Salmon & Trout Fly Fishing Breathable Waders
What Are Breathable Waders Made From?
Breathable waders are made from different materials like Supplex, Teflon fabric bonded to other materials often GORE-TEX, and nylon tricot. Every pair of breathable waders uses a material that still breathes when you've treated it to resist water penetration or, if you have material like GORE-TEX, something where the pores of the fabric are too small for water to penetrate, making the fabric waterproof, but still breathable, allowing air in/out. Those fabrics are obviously synthetic. The pores do get blocked with mud and this is oftenthe cause of leaks, follow our care guide to wash the waders.
What Should you look for in Waders?
Key is multiple layers of fabric over areas that get rough treatment, the backside and knees want 3 or even 4 layers of fabric! Other than that simply comfort and correct fitting. There are many different zip types, from standard to fully waterproof plastic which are on more expensive waders. You want a waist band so that if you fall in not much water ingresses and always wear a life jacket when wading, it is best to always be safe.
Breathable Fishing Waders Are Highly Flexible
Breathable fly fishing waders are ideal for fishing! With the breathable rip-stop fabric you can fish without getting too hot which on a summers day you will with neoprene waders. In winter however you can layer up with warmer underlayers so that you stay warm in your breathable fishing waders. Indeed in some of our videos you will see Ann in mid winter with 3 under layers layers under her waders...she does get cold even on a summers day ha ha.
When travelling these waders will pack down more tightly than neoprene waders and are less affected by the sun also whereas the neoprene cracks. A good pair of this type of waders will last on average 5 years.
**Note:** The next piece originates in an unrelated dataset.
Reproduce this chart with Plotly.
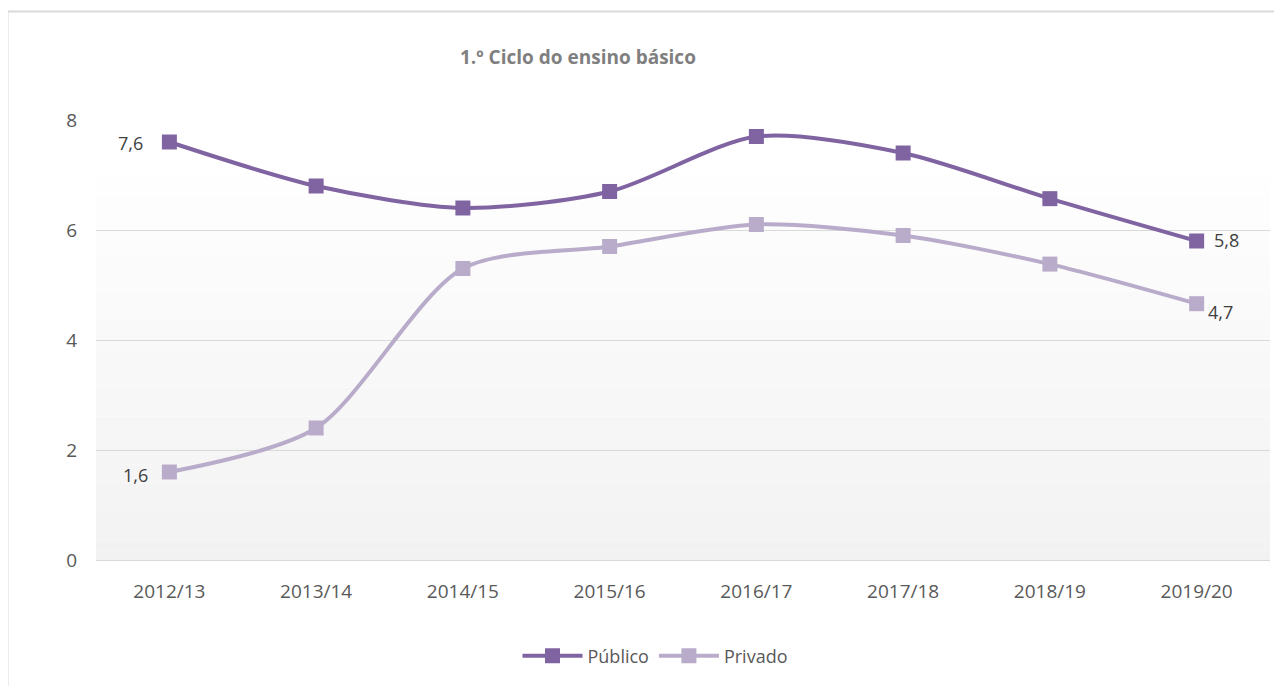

Care of Breathable Fly Fishing Waders
Repairing Leaking Waders
Search for pinholes using a small torch flashlight. Hold the torch inside the waders and run the face of it against the material. Dim the lights in the room to observe any small pinholes of light and mark the area with chalk. Using the reverse flow of a hoover inflate the waders slowly not overinflating. Mix a soapy solution of water, and spray it on the outside of the waders and you should see small bubbles will form at the leak in the chalked area. To ensure you have the correct spot now Immerse the waders in a tub of water while they are inflated. The leaks will show themselves as a constant source of bubbles rising up through the water. Dry and mark the spot with chalk again.
Most manufacturers of waders provide kits for the repair of ripped or damaged waders. Use the repair kits for waders where possible. If not you will need to use an adhesive that is water repellent and will immediately stick to the breathable material, Use only adhesives that will not melt or destroy the wader material.